Actinosphaerium-eichhornii-var-viride

Fig. 1: Actinosphaerium eichhornii var. viride. D = 171 µm. A specimen with fully extended axopodia. Obj. 40 X.

Actinosphaerium-eichhornii-var-viride

Fig. 2: Actinosphaerium eichhornii var. viride. D = 175 µm. A second, slightly squashed specimen. Obj. 40 X.

Actinosphaerium-eichhornii-var-viride

Fig. 3: Actinosphaerium eichhornii var. viride. The ectoplasm is highly vacuolized and has a honeycomb-like structure. Obj. 60 X.

Actinosphaerium-eichhornii-var-viride

Fig. 4: Actinosphaerium eichhornii var. viride. The cell surface is covered with oily droplets mainly arranged beween the large vacuoles. Obj. 60 X.

Actinosphaerium-eichhornii-var-viride

Fig. 5: Actinosphaerium eichhornii var. viride. In a squashed specimen the nuclei (Nu) become visible and the symbiotic algae (SA).
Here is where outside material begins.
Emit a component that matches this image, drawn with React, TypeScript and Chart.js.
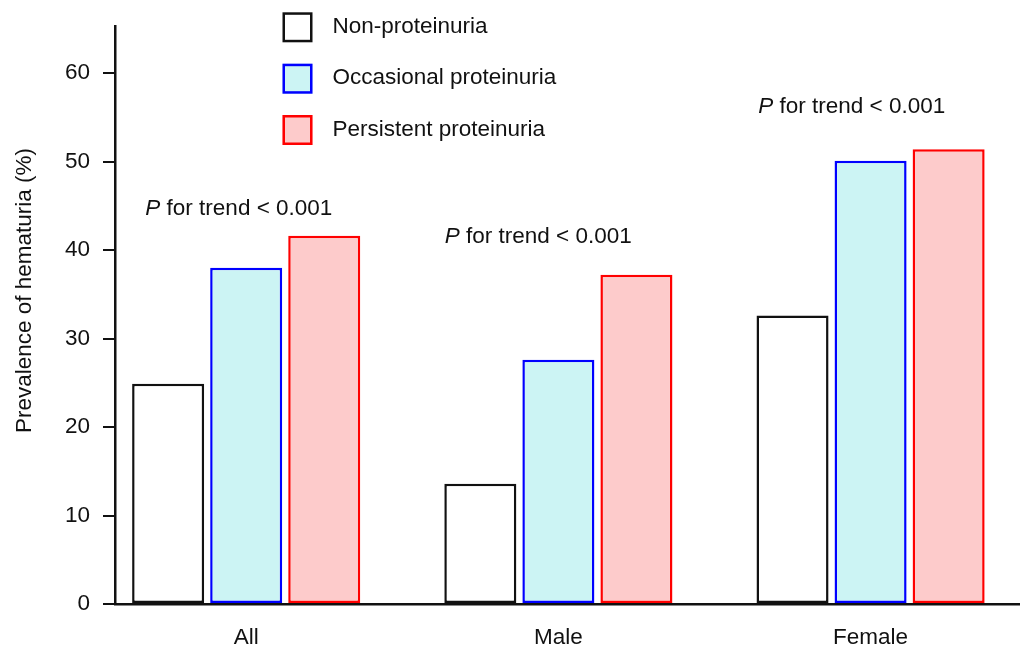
import React, { useEffect, useRef } from "react";
import { Chart, registerables } from "chart.js";

Chart.register(...registerables);

// ---- data ----
const categories = ["All", "Male", "Female"];
const seriesLabels = ["Non-proteinuria", "Occasional proteinuria", "Persistent proteinuria"];
const nonProteinuria = [24.9, 13.6, 32.6];
const occasionalProteinuria = [38.0, 27.6, 50.1];
const persistentProteinuria = [41.6, 37.2, 51.4];
const yTickValues = [0, 10, 20, 30, 40, 50, 60];
const yAxisTitle = "Prevalence of hematuria (%)";
const trendP = "P";
const trendRest = " for trend < 0.001";
// annotation anchors in data units (x: category index offset, y: baseline value)
const trendAnchors = [
  { x: -0.323, y: 44.0 },
  { x: 0.636, y: 40.8 },
  { x: 1.64, y: 55.5 },
];

// ---- styles ----
const FONT = "'Liberation Sans', Arial, Helvetica, sans-serif";
const FS = 22.5;
const fills = ["#ffffff", "#ccf4f4", "#fdcbcb"];
const borders = ["#111111", "#0000ff", "#ff0000"];

const overlayPlugin = {
  id: "overlay",
  afterDraw(chart: any) {
    const ctx = chart.ctx as CanvasRenderingContext2D;
    const xs = chart.scales.x;
    const ys = chart.scales.y;
    ctx.save();
    // y-axis title
    ctx.fillStyle = "#111";
    ctx.font = `${FS}px ${FONT}`;
    ctx.textAlign = "center";
    ctx.textBaseline = "alphabetic";
    ctx.save();
    ctx.translate(31, 290.5);
    ctx.rotate(-Math.PI / 2);
    ctx.fillText(yAxisTitle, 0, 0);
    ctx.restore();

    // legend
    const tops = [12.3, 63.7, 115];
    chart.data.datasets.forEach((ds: any, i: number) => {
      const x = 282.5;
      const y = tops[i];
      ctx.fillStyle = ds.backgroundColor;
      ctx.fillRect(x, y, 30, 30);
      ctx.strokeStyle = ds.borderColor;
      ctx.lineWidth = 2.5;
      ctx.strokeRect(x + 1.25, y + 1.25, 27.5, 27.5);
      ctx.fillStyle = "#111";
      ctx.textAlign = "left";
      ctx.textBaseline = "alphabetic";
      ctx.font = `${FS}px ${FONT}`;
      ctx.fillText(ds.label, 332.5, y + 20.5);
    });

    // trend annotations
    trendAnchors.forEach((a) => {
      const px = xs.getPixelForValue(a.x);
      const py = ys.getPixelForValue(a.y);
      ctx.textAlign = "left";
      ctx.textBaseline = "alphabetic";
      ctx.fillStyle = "#111";
      ctx.font = `italic ${FS}px ${FONT}`;
      ctx.fillText(trendP, px, py);
      const w = ctx.measureText(trendP).width;
      ctx.font = `${FS}px ${FONT}`;
      ctx.fillText(trendRest, px + w, py);
    });
    ctx.restore();
  },
};

export default function App() {
  const ref = useRef<HTMLCanvasElement | null>(null);
  useEffect(() => {
    if (!ref.current) return;
    const seriesValues = [nonProteinuria, occasionalProteinuria, persistentProteinuria];
    const chart = new Chart(ref.current, {
      type: "bar",
      data: {
        datasets: seriesValues.map((vals, i) => ({
          label: seriesLabels[i],
          data: vals.map((v, j) => ({ x: j, y: v })),
          backgroundColor: fills[i],
          borderColor: borders[i],
          borderWidth: 2.5,
          borderSkipped: false,
          categoryPercentage: 0.75,
          barPercentage: 0.923,
        })),
      },
      options: {
        responsive: false,
        animation: false,
        devicePixelRatio: 1,
        layout: { padding: { left: 0, top: 25, right: 3, bottom: 0 } },
        plugins: { legend: { display: false }, tooltip: { enabled: false } },
        scales: {
          x: {
            type: "linear",
            offset: false,
            min: -0.4202,
            max: 2.4754,
            afterBuildTicks: (s: any) => {
              s.ticks = categories.map((_, i) => ({ value: i }));
            },
            afterFit: (s: any) => {
              s.height = 47;
            },
            grid: { display: true, drawOnChartArea: false, drawTicks: false, offset: false },
            border: { display: true, color: "#111", width: 2.5 },
            ticks: {
              padding: 20.5,
              color: "#111",
              font: { family: FONT, size: FS },
              maxRotation: 0,
              autoSkip: false,
              callback: (v: any) => categories[Math.round(Number(v))] ?? "",
            },
          },
          y: {
            min: 0,
            max: 65.26,
            afterBuildTicks: (s: any) => {
              s.ticks = yTickValues.map((v) => ({ value: v }));
            },
            afterFit: (s: any) => {
              s.width = 115;
            },
            grid: {
              display: true,
              drawOnChartArea: false,
              drawTicks: true,
              tickLength: 12,
              color: "#111",
              lineWidth: 2,
            },
            border: { display: true, color: "#111", width: 2.5 },
            ticks: {
              padding: 13,
              color: "#111",
              font: { family: FONT, size: FS },
              callback: (v: any) => String(v),
            },
          },
        },
      },
      plugins: [overlayPlugin],
    } as any);
    return () => chart.destroy();
  }, []);
  return (
    <div style={{ position: "fixed", left: 0, top: 0, width: 1022, height: 651, background: "#fff" }}>
      <canvas ref={ref} width={1022} height={651} style={{ display: "block" }} />
    </div>
  );
}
Obj. 100 X.

Actinosphaerium-eichhornii-var-viride

Fig. 6: Actinosphaerium eichhornii var. viride. The symbiotic algae are Chlamydomonas actinosphaerii. The shape ist oval or ovoid and they have a length of 12–14 µm. Obj. 100 X.

Actinosphaerium-eichhornii-var-viride

Fig. 7: Actinosphaerium eichhornii var. viride. The cells of Chlamydomonas actinosphaerii in detail. The two apical contractile vacuoles (CV 1, CV 2) are visible as well the apical papillae (AP). Obj. 100 X.

Actinosphaerium-eichhornii-var-viride

Fig. 8: Actinosphaerium eichhornii var. viride. The axopodia (AX) have a central axis of microtubules (AN = axionema), which extend into the endoplasm and end at a cell nucleus. Obj. 100 X.